The NeXT offers LISP, a language very popular in Artificial Intelligence
circles (especially in the USA).  What about Prolog?  You already have
LISP, so who needs Prolog? :-) (Prolog seems to be very popular in
Europe, much more popular than in the USA.)

The X Window System is a graphical windowing system that runs on virtually
every type of computer--from PCs (IBM PCs, Amigas, Macintoshes) to
Cray supercomputers.  X provides a standard protocol to distribute
graphical applications over a network (I'm writing this message
right now on a Sun SPARCStation as my X display server, and remotely
logged in into a Hewlett-Packard 320--which runs our Usenet software.)

X provides a portability not found with any other graphical windowing
system.  NeXTStep is now available only for the NeXT and IBM's
yet-to-be-released RIOS workstations (correct me if I am wrong).
NeWS is available on Suns and a few other systems (Silicon Graphics for
example, I believe).

X is available. X is portable.  X is free (via FTP) or rather inexpensive
(when ordering a tape from MIT or ISC, et al.).   Many vendors have 
released their own implementations of X (for example, Hewlett-Packard and
DEC), so if I don't like MIT's version, I can go somewhere else.

Sun has even merged their proprietary windowing system (NeWS) with X11
(called OpenWindows), so you can get the best--and the worst--of both
systems.

Don't get me wrong, X has many faults.  But so far, the advantages
far outweigh the faults. In particular, I don't like a lot of the
complexity nor the size of X (and X applications), but I respect
software that can provide solutions on many, many different platforms.
And, when I need a solution to be able to run on an HP, a Sun, a 
Data General, et al., I see X as the only choice available today.

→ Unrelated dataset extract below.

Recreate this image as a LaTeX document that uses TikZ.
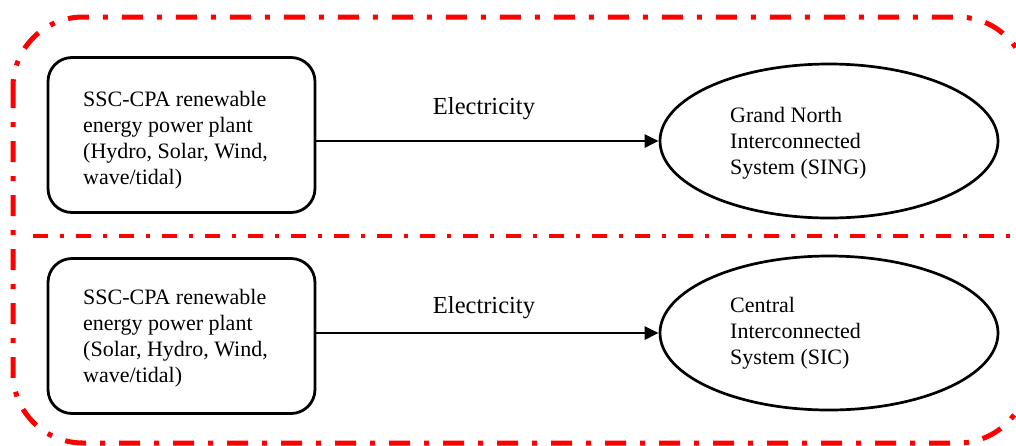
\documentclass[tikz,border=0pt]{standalone}
\usepackage{fontspec}
\setmainfont{Liberation Serif}
\usetikzlibrary{shapes.geometric,arrows.meta}
\begin{document}
\begin{tikzpicture}[x=1pt,y=-1pt,
  outerdash/.style={draw=red,line width=5pt,dash pattern=on 21pt off 14pt on 5pt off 14pt,rounded corners=70pt},
  middash/.style={draw=red,line width=4pt,dash pattern=on 15pt off 12pt on 4pt off 12pt},
  plantbox/.style={draw,line width=2.8pt,rounded corners=24pt,minimum width=267pt,minimum height=155pt,inner sep=0pt},
  sysell/.style={draw,ellipse,line width=2.7pt,minimum width=338pt,minimum height=154pt,inner sep=0pt},
  bodytext/.style={align=left,inner sep=0pt,font=\fontsize{22}{26}\selectfont},
  flow/.style={line width=2.8pt,-{Triangle[length=14pt,width=13pt]}},
  flowlabel/.style={inner sep=0pt,font=\fontsize{24.5}{28}\selectfont}]
\useasboundingbox (0,0) rectangle (1016,445);
\draw[outerdash] (13,17) rectangle (1028,443);
\coordinate (midL) at (33,236);
\coordinate (midR) at (1030,236);
\draw[middash] (midL) -- (midR);
\node[plantbox] (p1) at (181.5,135) {};
\node[plantbox] (p2) at (181.5,336) {};
\node[bodytext,anchor=west] (t1) at (83,140) {SSC-CPA renewable\\energy power plant\\(Hydro, Solar, Wind,\\wave/tidal)};
\node[bodytext,anchor=west] (t2) at (83,338) {SSC-CPA renewable\\energy power plant\\(Solar, Hydro, Wind,\\wave/tidal)};
\node[sysell] (s1) at (829,141) {};
\node[sysell] (s2) at (829,333) {};
\node[bodytext,anchor=west] (u1) at (730,143) {Grand North\\Interconnected\\System (SING)};
\node[bodytext,anchor=west] (u2) at (730,333) {Central\\Interconnected\\System (SIC)};
\draw[flow] (p1.east |- s1.west) -- (s1.west);
\draw[flow] (p2.east |- s2.west) -- (s2.west);
\node[flowlabel] (e1) at (484,109) {Electricity};
\node[flowlabel] (e2) at (484,308) {Electricity};
\end{tikzpicture}
\end{document}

Others will have similiar reasons for wanting to run MS-DOS software
(remember there are millions and millions of those buggers, however
braindead they may be), or an inexpensive means of software distribution
(hence the cry for floppies on the NeXT).  If you use the NeXT, 
a cheap software distribution mechanism is good.  You should want a lot
of people to buy the NeXT (lowering costs with volume) and a lot
of companies to produce software for the NeXT.


In summary then, many people need (or perceive a need for) many
different tools.  Just because the NeXT offers some tools, it does
not mean that those tools are the only appropriate tools for all
users of computers (or all users of the NeXT).

Remember, if the NeXT is to be successful, you want these other
tools to be ported to the NeXT (if people are using these tools on the
NeXT, remmember they are using--and buying--the NeXT).

Have fun,
-Eric





-- 
Eric F. Johnson, Boulware Technologies, Inc. 
415 W. Travelers Trail, Burnsville, MN 55337 USA.  Phone: +1 612-894-0313.